I remember archive formats. But not from xbox. I remember it from games like Armor Command from Ripcord games.
Great vid! What were the music used?
As best as I can tell, pretty much all of it seemed to be from Blinx 2's soundtrack. Was there a particular track that you were interested in?
@Revoker1221 oh man, if i were to remember 😆
Meteos planet parameters, funnily enough when you try to mod the game, are stored in .mtp files.
you did not explain why games didn't use standard archive formats like zip or 7zip or tar or whatever
I suppose you're right. I meant for the answer to be that the developers can fine-tune their own format to their needs, like BLiNX 2 with its file duplication you won't see in those other formats.
Another detail is that most common archive formats use compression that favours high compression ratios in exchange for slower decompression. If you're trying to save space on a computer or minimize the amount of data you have to send over the internet, that's a good tradeoff, but for a game developer whose main goal is to get a game loading quickly, it can be undesirable. The LZSS used in a few games I've seen is pretty quick to decompress, on the other hand.
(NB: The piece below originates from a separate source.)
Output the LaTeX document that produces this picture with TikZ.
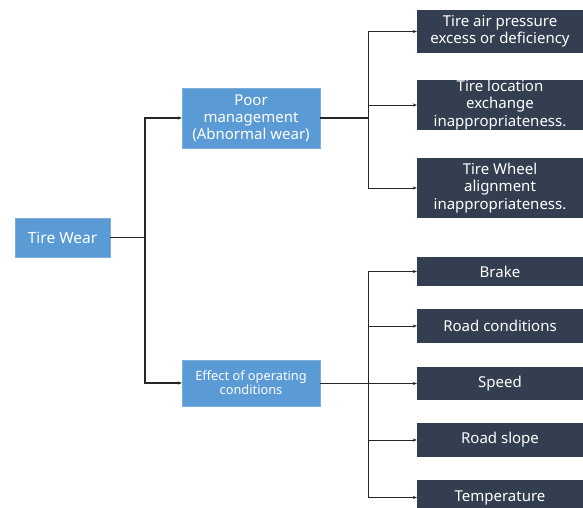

I also suspect there's an element of whether libraries are available for a given compression format with a licence that your studio is willing to use, and how easy an algorithm is to implement yourself otherwise. LZSS is again very easy to implement yourself, at least naively (as I've seen Climax do), and there's a public domain implementation that's ready to use without any restriction (as BLiNX 2 did).
Off the top of my head:
- Tar doesn't support unpacking individual files without first unpacking the entire archive.
- Zip compresses files "in isolation"; that is, it isn't able to deduplicate data that is the same in two files. I presume that this was to support extracting individual files.
- 7z supports extracting individual files and deduplicating shared data, but likely was too uncommon to really be used "as is".